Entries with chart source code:
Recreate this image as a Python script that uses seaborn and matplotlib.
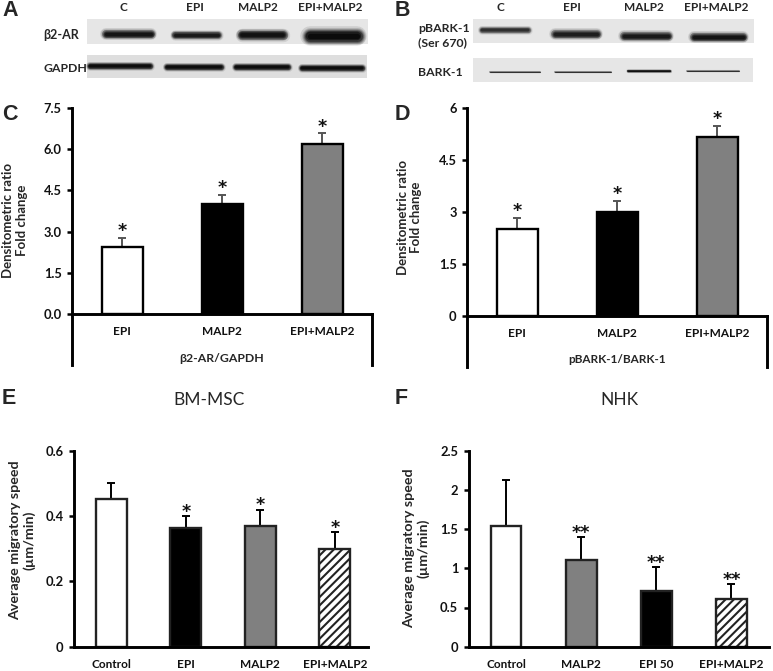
import pandas as pd
import matplotlib.pyplot as plt
import seaborn as sns

sns.set_theme(style="ticks")
LABEL_FONT = ["Lato", "DejaVu Sans"]
plt.rcParams["font.family"] = LABEL_FONT
plt.rcParams["hatch.linewidth"] = 1.5

W, H = 773, 671

WHITE, BLACK, GRAY = "#ffffff", "#000000", "#808080"

# western blots: band thickness (px) and darkness per lane
lanes = ["C", "EPI", "MALP2", "EPI+MALP2"]
b2ar_thick = [8, 7, 9, 13]
b2ar_dark = [0.85, 0.8, 0.9, 1.0]
gapdh_thick = [6, 6, 6, 6]
gapdh_dark = [0.95, 0.95, 0.95, 0.95]
pbark_thick = [6, 8, 8, 8]
pbark_dark = [0.6, 0.75, 0.8, 0.85]
bark_thick = [1.5, 1.5, 2.5, 1.5]
bark_dark = [0.7, 0.7, 0.95, 0.7]

# panel C
c_cats = ["EPI", "MALP2", "EPI+MALP2"]
c_vals = [2.44, 4.02, 6.21]
c_tops = [2.78, 4.34, 6.58]
c_ticks = [0, 1.5, 3, 4.5, 6, 7.5]
c_ticklabels = ["0.0", "1.5", "3.0", "4.5", "6.0", "7.5"]

# panel D
d_cats = ["EPI", "MALP2", "EPI+MALP2"]
d_vals = [2.5, 3.0, 5.16]
d_tops = [2.83, 3.31, 5.5]
d_ticks = [0, 1.5, 3, 4.5, 6]
d_ticklabels = ["0", "1.5", "3", "4.5", "6"]

# panel E
e_cats = ["Control", "EPI", "MALP2", "EPI+MALP2"]
e_vals = [0.451, 0.362, 0.37, 0.30]
e_tops = [0.50, 0.40, 0.42, 0.352]
e_stars = ["", "*", "*", "*"]
e_ticks = [0, 0.2, 0.4, 0.6]
e_ticklabels = ["0", "0.2", "0.4", "0.6"]

# panel F
f_cats = ["Control", "MALP2", "EPI 50", "EPI+MALP2"]
f_vals = [1.536, 1.10, 0.715, 0.61]
f_tops = [2.13, 1.396, 1.02, 0.80]
f_stars = ["", "**", "**", "**"]
f_ticks = [0, 0.5, 1, 1.5, 2, 2.5]
f_ticklabels = ["0", "0.5", "1", "1.5", "2", "2.5"]


def px_text(fig, x, y, s, **kw):
    # place text using image pixel coordinates (origin top left)
    return fig.text(x / W, 1 - y / H, s, **kw)


def draw_blot(bg, x0, x1, y0, y1, centers, widths, ys, thick, dark, shade="#e6e6e6"):
    bg.fill_between([x0, x1], y0, y1, color=shade, lw=0, zorder=1)
    for cx, w, y, t, d in zip(centers, widths, ys, thick, dark):
        # stack thin round lines so the band edge fades out
        for grow, alpha in [(1.5, 0.10), (1.3, 0.14), (1.15, 0.2), (1.0, 0.3), (0.85, 0.4),
                            (0.65, 0.5), (0.4, 0.6)]:
            bg.plot([cx - w / 2 + t / 2, cx + w / 2 - t / 2], [y, y],
                    color="black", alpha=alpha * d, lw=t * grow * 0.72,
                    solid_capstyle="round", zorder=2)


def bar_panel(fig, left, right, top, y0, bottom, ymax, cats, vals, tops, colors,
              ticks, ticklabels, stars, err_color, edge_color, star_gap):
    ax = fig.add_axes([left / W, 1 - bottom / H, (right - left) / W, (bottom - top) / H])
    df = pd.DataFrame({"group": cats, "value": vals})
    sns.barplot(data=df, x="group", y="value", hue="group", palette=colors, width=0.41,
                edgecolor=edge_color, linewidth=1.7, legend=False, saturation=1, ax=ax, zorder=2)
    ax.errorbar(range(len(cats)), vals, yerr=[[0] * len(vals), [t - v for t, v in zip(tops, vals)]],
                fmt="none", ecolor=err_color, elinewidth=1.4, capsize=2.8, capthick=1.4, zorder=1)
    ax.set_xlim(-0.5, len(cats) - 0.5)
    ax.set_ylim(-ymax * (bottom - y0) / (y0 - top), ymax)
    ax.set_xlabel("")
    ax.set_ylabel("")
    ax.patch.set_alpha(0)
    for s in ax.spines.values():
        s.set_linewidth(2.1)
        s.set_color("black")
    ax.spines["top"].set_visible(False)
    # moving a spine resets the ticks, so tick styling has to come after this
    ax.spines["bottom"].set_position(("data", 0))
    ax.spines["bottom"].set_zorder(5)
    ax.spines["right"].set_bounds(ax.get_ylim()[0], 0)
    if bottom == y0:
        ax.spines["right"].set_visible(False)
    ax.set_xticks(range(len(cats)), cats)
    ax.set_yticks(ticks, ticklabels)
    ax.tick_params(axis="y", length=3.5, width=1.8, pad=4, labelsize=9.3, color="black")
    ax.tick_params(axis="x", length=0, pad=9, labelsize=8.5)
    for lab in ax.get_xticklabels() + ax.get_yticklabels():
        lab.set_fontweight("bold")
        lab.set_color("#111111")
    for i, s in enumerate(stars):
        ax.annotate(s, (i, tops[i]), xytext=(0, star_gap), textcoords="offset points",
                    ha="center", va="center", fontsize=12.5, fontweight="bold", color="#111111",
                    family="DejaVu Sans")
    return ax


fig = plt.figure(figsize=(W / 100, H / 100), dpi=100, facecolor="white")

# pixel layer for the blots
bg = fig.add_axes([0, 0, 1, 1], zorder=0)
bg.set_xlim(0, W)
bg.set_ylim(H, 0)
bg.axis("off")

draw_blot(bg, 87, 368, 19, 44, [128, 196, 262, 333], [53, 50, 50, 60], [34, 35, 35, 36],
          b2ar_thick, b2ar_dark)
draw_blot(bg, 87, 367, 55, 78, [120, 194, 262, 332], [66, 60, 58, 66], [66, 67, 67, 68],
          gapdh_thick, gapdh_dark, shade="#dedede")
draw_blot(bg, 473, 754, 19, 43, [505, 576, 646, 718], [52, 50, 52, 57], [30, 34, 36, 37],
          pbark_thick, pbark_dark)
draw_blot(bg, 473, 753, 58, 82, [515, 583, 649, 713], [52, 58, 45, 53], [72, 72, 71, 71],
          bark_thick, bark_dark)

for lane, x in zip(lanes, [123, 195, 258, 330]):
    px_text(fig, x, 7.5, lane, ha="center", va="center", fontsize=8.5, fontweight="bold")
for lane, x in zip(lanes, [500, 572, 644, 716]):
    px_text(fig, x, 7.5, lane, ha="center", va="center", fontsize=8.5, fontweight="bold")

px_text(fig, 43, 35, "β2-AR", ha="left", va="center", fontsize=9, fontweight="bold")
px_text(fig, 43, 68, "GAPDH", ha="left", va="center", fontsize=8.8, fontweight="bold")
px_text(fig, 418, 28, "pBARK-1", ha="left", va="center", fontsize=8.8, fontweight="bold")
px_text(fig, 418, 43, "(Ser 670)", ha="left", va="center", fontsize=8.8, fontweight="bold")
px_text(fig, 418, 73, "BARK-1", ha="left", va="center", fontsize=8.8, fontweight="bold")

ax_c = bar_panel(fig, 72, 372, 108.3, 313.7, 365, 7.5, c_cats, c_vals, c_tops,
                 [WHITE, BLACK, GRAY], c_ticks, c_ticklabels, ["*", "*", "*"],
                 "#555555", "black", 5)
ax_d = bar_panel(fig, 467, 767, 108.3, 315.7, 367, 6, d_cats, d_vals, d_tops,
                 [WHITE, BLACK, GRAY], d_ticks, d_ticklabels, ["*", "*", "*"],
                 "#555555", "black", 5)
ax_e = bar_panel(fig, 74, 372, 450.7, 646.7, 646.7, 0.6, e_cats, e_vals, e_tops,
                 [WHITE, BLACK, GRAY, WHITE], e_ticks, e_ticklabels, e_stars,
                 "black", "#222222", 3)
ax_f = bar_panel(fig, 468.5, 769, 450.7, 646.7, 646.7, 2.5, f_cats, f_vals, f_tops,
                 [WHITE, GRAY, BLACK, WHITE], f_ticks, f_ticklabels, f_stars,
                 "black", "#222222", 3)

ax_e.spines["bottom"].set_bounds(-0.5, 3.45)
ax_e.patches[3].set_hatch("////")
ax_f.patches[3].set_hatch("////")

px_text(fig, 222, 358, "β2-AR/GAPDH", ha="center", va="center", fontsize=8.8, fontweight="bold")
px_text(fig, 617, 359, "pBARK-1/BARK-1", ha="center", va="center", fontsize=8.5, fontweight="bold")

px_text(fig, 15, 220, "Densitometric ratio\nFold change", rotation=90, ha="center", va="center",
        fontsize=9.5, fontweight="bold", linespacing=1.15, multialignment="center")
px_text(fig, 409.5, 217, "Densitometric ratio\nFold change", rotation=90, ha="center", va="center",
        fontsize=9.5, fontweight="bold", linespacing=1.15, multialignment="center")
px_text(fig, 22, 540, "Average migratory speed\n(µm/min)", rotation=90, ha="center", va="center",
        fontsize=10.3, fontweight="bold", linespacing=1.15, multialignment="center")
px_text(fig, 416, 548, "Average migratory speed\n(µm/min)", rotation=90, ha="center", va="center",
        fontsize=10.3, fontweight="bold", linespacing=1.15, multialignment="center")

px_text(fig, 209, 400, "BM-MSC", ha="center", va="center", fontsize=12.5)
px_text(fig, 619, 400, "NHK", ha="center", va="center", fontsize=12.5)

for letter, x, y in [("A", 2, 11), ("B", 395, 10), ("C", 2, 114),
                     ("D", 395, 114), ("E", 2, 399), ("F", 395, 399)]:
    px_text(fig, x, y, letter, ha="left", va="center", fontsize=15.5, fontweight="bold",
            family="Liberation Sans")

fig.savefig("out.png", dpi=100)
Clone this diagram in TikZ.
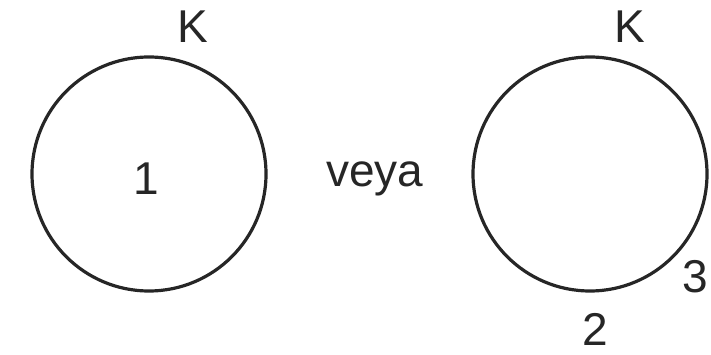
\documentclass[tikz,border=0pt]{standalone}
\usepackage{fontspec}
\setmainfont{Liberation Sans}
\begin{document}
\begin{tikzpicture}[x=1pt,y=-1pt,
  ring/.style={draw=black!85,line width=3.2pt,circle,inner sep=0pt,minimum size=234pt},
  lbl/.style={inner sep=0pt,anchor=base,text=black!85,font=\fontsize{46}{52}\selectfont}]
\useasboundingbox (0,0) rectangle (711,355);
\node[ring] (c1) at (149,174) {};
\node[ring] (c2) at (590,174) {};
\node[lbl] (k1) at (193,43) {K};
\node[lbl] (k2) at (630,43) {K};
\node[lbl] (n1) at (146,195) {1};
\node[lbl] (veya) at (375,187) {veya};
\node[lbl] (n3) at (695,292) {3};
\node[lbl] (n2) at (595,345) {2};
\end{tikzpicture}
\end{document}
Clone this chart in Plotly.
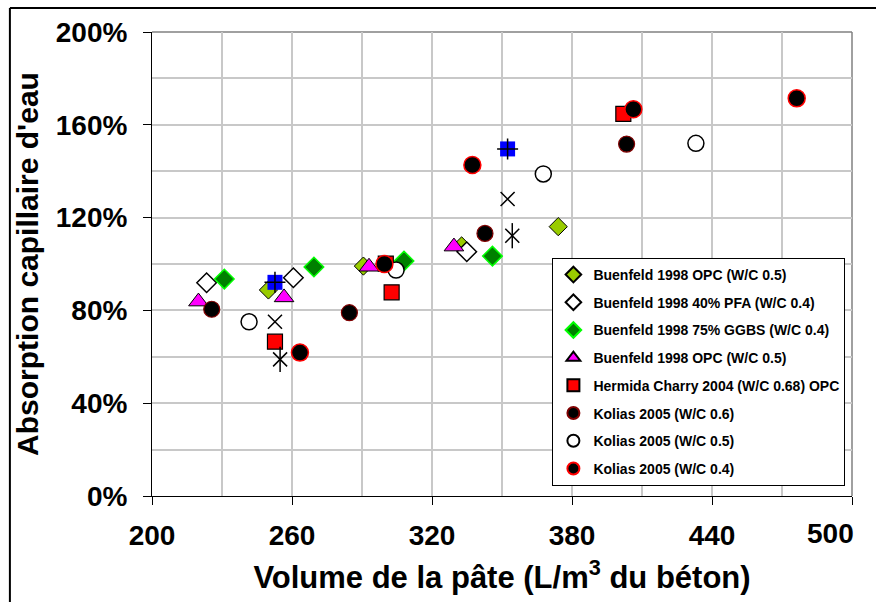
import plotly.graph_objects as go

# Volume de pâte (L/m3) et absorption capillaire relative (fraction)
buen_opc_x = [249.9, 290.6, 332.7, 374.1]
buen_opc_y = [0.888, 0.991, 1.078, 1.161]

buen_pfa_x = [223.4, 260.6, 334.9]
buen_pfa_y = [0.919, 0.941, 1.053]

buen_ggbs_x = [231.0, 269.4, 308.0, 345.9]
buen_ggbs_y = [0.935, 0.987, 1.013, 1.034]

buen_tri_x = [219.9, 256.6, 293.0, 329.4]
buen_tri_y = [0.838, 0.856, 0.988, 1.075]

hermida_x = [252.7, 300.2, 302.7, 402.0]
hermida_y = [0.665, 1.002, 0.878, 1.647]

kolias06_x = [225.6, 284.6, 342.7, 403.4]
kolias06_y = [0.805, 0.790, 1.132, 1.517]

kolias05_x = [241.6, 304.6, 367.7, 433.1]
kolias05_y = [0.751, 0.974, 1.388, 1.520]

kolias04_x = [263.4, 299.6, 337.3, 406.3, 476.3]
kolias04_y = [0.618, 1.000, 1.427, 1.667, 1.714]

# séries sans entrée de légende
blue_x = [252.7, 352.4]
blue_y = [0.921, 1.496]
cross_x = [252.7, 352.4]
cross_y = [0.751, 1.280]
star_x = [254.9, 354.4]
star_y = [0.589, 1.122]

# graduations de l'axe des volumes (la dernière est posée à part, calée à droite)
x_ticks = [200, 260, 320, 380, 440, 500]
x_tick_text = ["200", "260", "320", "380", "440", ""]
x_last_label = "500"

FONT = "Liberation Sans, Arial, sans-serif"

fig = go.Figure()
_group = [0]


def add(name, x, y, symbol, size, fill, edge, ew, show=True):
    _group[0] += 1
    fig.add_trace(go.Scatter(
        x=x, y=y, mode="markers", name=name, showlegend=show,
        legendgroup=f"g{_group[0]}",
        marker=dict(symbol=symbol, size=size, color=fill,
                    line=dict(color=edge, width=ew)),
    ))


add("Buenfeld 1998 OPC (W/C 0.5)", buen_opc_x, buen_opc_y,
    "diamond", 14, "#99CC00", "black", 1)
add("Buenfeld 1998 40% PFA (W/C 0.4)", buen_pfa_x, buen_pfa_y,
    "diamond", 15, "white", "black", 1.5)
add("Buenfeld 1998 75% GGBS (W/C 0.4)", buen_ggbs_x, buen_ggbs_y,
    "diamond", 15, "#008000", "#00FF00", 1.5)
add("Buenfeld 1998 OPC (W/C 0.5)", buen_tri_x, buen_tri_y,
    "triangle-up", 17, "#FF00FF", "black", 1)
add("Hermida Charry 2004 (W/C 0.68) OPC", hermida_x, hermida_y,
    "square", 15, "#FF0000", "black", 1.2)
add("Kolias 2005 (W/C 0.6)", kolias06_x, kolias06_y,
    "circle", 16, "black", "#800000", 1.2)
add("Kolias 2005 (W/C 0.5)", kolias05_x, kolias05_y,
    "circle", 16, "white", "black", 1.5)
add("Kolias 2005 (W/C 0.4)", kolias04_x, kolias04_y,
    "circle", 17, "black", "#FF0000", 1.5)
add("bleu", blue_x, blue_y, "square", 15, "#0000FF", "#0000FF", 0, show=False)
add("bleu+", blue_x, blue_y, "cross-thin", 15, "black", "black", 1.5, show=False)
add("croix", cross_x, cross_y, "x-thin", 14, "black", "black", 1.5, show=False)
add("etoile", star_x, star_y, "x-thin", 14, "black", "black", 1.5, show=False)
add("etoile|", star_x, star_y, "line-ns", 18, "black", "black", 1.5, show=False)

tick_font = dict(family=FONT, size=28, color="black", weight="bold")

fig.update_xaxes(
    range=[200, 500], tickmode="array", tickvals=x_ticks, ticktext=x_tick_text,
    showgrid=True, gridcolor="#C8C8C8", gridwidth=1.5,
    minor=dict(dtick=30, tick0=200, showgrid=True, gridcolor="#C8C8C8",
               gridwidth=1.5, ticks=""),
    showline=True, linecolor="black", linewidth=1,
    ticks="outside", ticklen=8, tickcolor="black", tickwidth=1,
    zeroline=False, ticklabelstandoff=6, automargin=False,
    tickfont=tick_font,
    title=dict(text="Volume de la pâte (L/m<sup>3</sup> du béton)",
               font=dict(family=FONT, size=31, color="black", weight="bold"),
               standoff=16),
)
fig.update_yaxes(
    range=[0, 2.0], dtick=0.4, tick0=0, tickformat=".0%",
    showgrid=True, gridcolor="#C8C8C8", gridwidth=1.5,
    minor=dict(dtick=0.2, tick0=0, showgrid=True, gridcolor="#C8C8C8",
               gridwidth=1.5, ticks=""),
    showline=True, linecolor="black", linewidth=1,
    ticks="outside", ticklen=8, tickcolor="black", tickwidth=1,
    zeroline=False, ticklabelstandoff=10, automargin=False,
    tickfont=tick_font,
    title=dict(text="Absorption capillaire d'eau",
               font=dict(family=FONT, size=30, color="black", weight="bold"),
               standoff=8),
)

fig.add_annotation(
    x=x_ticks[-1], xref="x", y=0, yref="paper", yanchor="top", xanchor="right",
    text=x_last_label, showarrow=False, xshift=4, yshift=-20,
    font=tick_font,
)

fig.update_layout(
    width=876, height=602,
    margin=dict(l=152, r=24, t=32, b=106),
    paper_bgcolor="white", plot_bgcolor="white",
    showlegend=True,
    legend=dict(
        x=0.572, y=0.513, xanchor="left", yanchor="top",
        bgcolor="white", bordercolor="black", borderwidth=1,
        font=dict(family=FONT, size=14, color="black", weight="bold"),
        tracegroupgap=6.5, itemsizing="constant",
    ),
    shapes=[
        # cadre gris de la zone de tracé (haut et droite)
        dict(type="line", xref="paper", yref="paper", x0=0, x1=1, y0=1, y1=1,
             line=dict(color="#808080", width=1.5), layer="below"),
        dict(type="line", xref="paper", yref="paper", x0=1, x1=1, y0=0, y1=1,
             line=dict(color="#808080", width=1.5), layer="below"),
        # bordure du graphique
        dict(type="line", xref="paper", yref="paper", x0=-0.203, x1=1.05,
             y0=1.0517, y1=1.0517, line=dict(color="black", width=2)),
        dict(type="line", xref="paper", yref="paper", x0=-0.203, x1=-0.203,
             y0=-0.25, y1=1.0517, line=dict(color="black", width=2)),
    ],
)

fig.write_html("out.html")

→ Short task
Return the material from the line containing "Clone this diagram in TikZ." through the line containing "buen_pfa_y = [0.919, 0.941, 1.053]", exactly and in full, but without its pictures.

→ Task response
Clone this diagram in TikZ.
\documentclass[tikz,border=0pt]{standalone}
\usepackage{fontspec}
\setmainfont{Liberation Sans}
\begin{document}
\begin{tikzpicture}[x=1pt,y=-1pt,
  ring/.style={draw=black!85,line width=3.2pt,circle,inner sep=0pt,minimum size=234pt},
  lbl/.style={inner sep=0pt,anchor=base,text=black!85,font=\fontsize{46}{52}\selectfont}]
\useasboundingbox (0,0) rectangle (711,355);
\node[ring] (c1) at (149,174) {};
\node[ring] (c2) at (590,174) {};
\node[lbl] (k1) at (193,43) {K};
\node[lbl] (k2) at (630,43) {K};
\node[lbl] (n1) at (146,195) {1};
\node[lbl] (veya) at (375,187) {veya};
\node[lbl] (n3) at (695,292) {3};
\node[lbl] (n2) at (595,345) {2};
\end{tikzpicture}
\end{document}
Clone this chart in Plotly.
import plotly.graph_objects as go

# Volume de pâte (L/m3) et absorption capillaire relative (fraction)
buen_opc_x = [249.9, 290.6, 332.7, 374.1]
buen_opc_y = [0.888, 0.991, 1.078, 1.161]

buen_pfa_x = [223.4, 260.6, 334.9]
buen_pfa_y = [0.919, 0.941, 1.053]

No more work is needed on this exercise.